Vatican Notes & Quotes
Detroit Teens Prefer Pope to Clinton's Scandal
More than 2,000 “[t]eens from throughout [metropolitan] Detroit gathered at a downtown hotel Sunday, expecting to watch a papal mass from Havana's Revolution Square. Instead, they saw network TV coverage of President Clinton's possible infidelity.
“That didn't deter participants at a two-day Catholic Youth Organization conference from discussing whether Pope John Paul II's visit would bring greater faith and freedom to Cuba,” said a report in Detroit News Jan. 26.
The article quoted 17-year-old Meghan McGahey expressing her disapproval of the programming change.
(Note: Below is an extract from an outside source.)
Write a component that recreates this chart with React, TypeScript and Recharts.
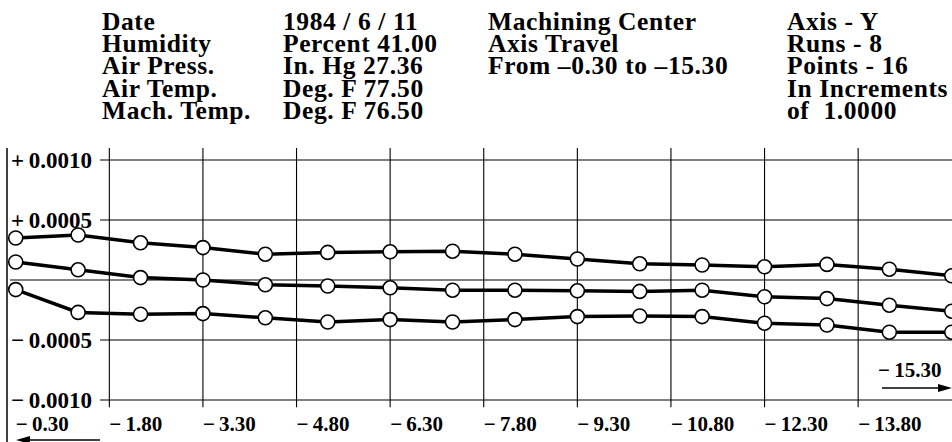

“I really wanted to hear [the Pope]; he is such an inspiration to me and my peers,” she said. “When I first heard him speak four years ago, I understood he knew how to make an impression on us. He put a lot of hope into our lives.”
When it was clear that the telecast of the Mass would not appear, Father Gerry LeBoeuf, a leader of the event, began an impromptu discussion about religious persecution in Cuba, telling the group, “We take our faith for granted … there are some children your own age who haven't had the same opportunity” to worship openly.
He added that the Pope, “was raised in a communist country and had to study to be a priest underground.”
Cecilia Patina, 15, praised the Pope and offered an explanation for why Fidel Castro may be more open to religion. “[H]e is getting awful old,” she is quoted saying.
Castro Confronts the Novus Ordo
Whether Fidel Castro feels comfortable with the New World Order or not, he certainly looked out of place in what was probably the first Vatican II-era Novus Ordo Mass he ever attended. When Castro was in Catholic school, the Mass was still celebrated in the Tridentine Rite.
Cardinal Anthony Bevilacqua, who concelebrated Sunday Mass with the Pope on his recent visit to Cuba, spoke of Castro's Mass habits when he returned home to a reporter with the Philadelphia Daily News.
Castro was “clueless” according to the reporter. He flipped through his missal and kept looking on the pages of those next to him to find the right place.
Said Cardinal Bevilacqua: “He got caught at the kiss of peace. He was off guard completely. He didn't know what to do.” Though the virulently anti-Catholic dictator did not cross himself or appear to pray during Mass, he was “very respectful,” and “enjoyed it a great deal,” and applauded politely during the homily.
Later, at a reception for about 50 bishops and cardinals from across the Americas, Cardinal Bevilacqua said, “I was very close to him … he just kept talking, but nothing of a substantive nature. He dominated the conversation,” talking about such things as different kinds of wines in Cuba.
After the Mass, said the cardinal, a Cuban he met in a Havana parish said, “‘Today, the revolution has ended.’ And that's what I sensed, too.”
Holy Father Unwelcome in Russia
A Reuters story reported Jan. 27 that “Pope John Paul II, who has just visited communist Cuba, is still not welcome in post-Soviet Russia, a Russian Orthodox Church official said Tuesday, citing continued disagreements with the Vatican.
“‘It's not that [Cuban Leader] Fidel Castro is good and the Russian Orthodox Church is so bad,” said Father Ilarion Alfeyev, who oversees the Church's relations with other Christian faiths.
“‘The Roman Catholic Church did not seize churches in Cuba, there wasn't this violence, this atmosphere that has developed here, and so in some ways it was easier,’ to go to Cuba, Alfeyev told Reuters in an interview,” referring to disputes between Ukrainian Catholics and Orthodox.
In 1991, when the Soviet Union collapsed, Ukrainian Greek Catholics, or Uniates began to claim Church property from the pro-Moscow Orthodox Church, according to the article. The Orthodox Church also resents Catholic evangelization in Russia.
The article noted that the Holy Father longs for a reunification of Orthodox and Catholic believers, and a strengthening of relations in the year 2000. Alfeyev, an Oxford-Educated Russian, is quoted saying that, “in human hands” reunification is “not possible.” He added, “But a miracle of God is always possible.”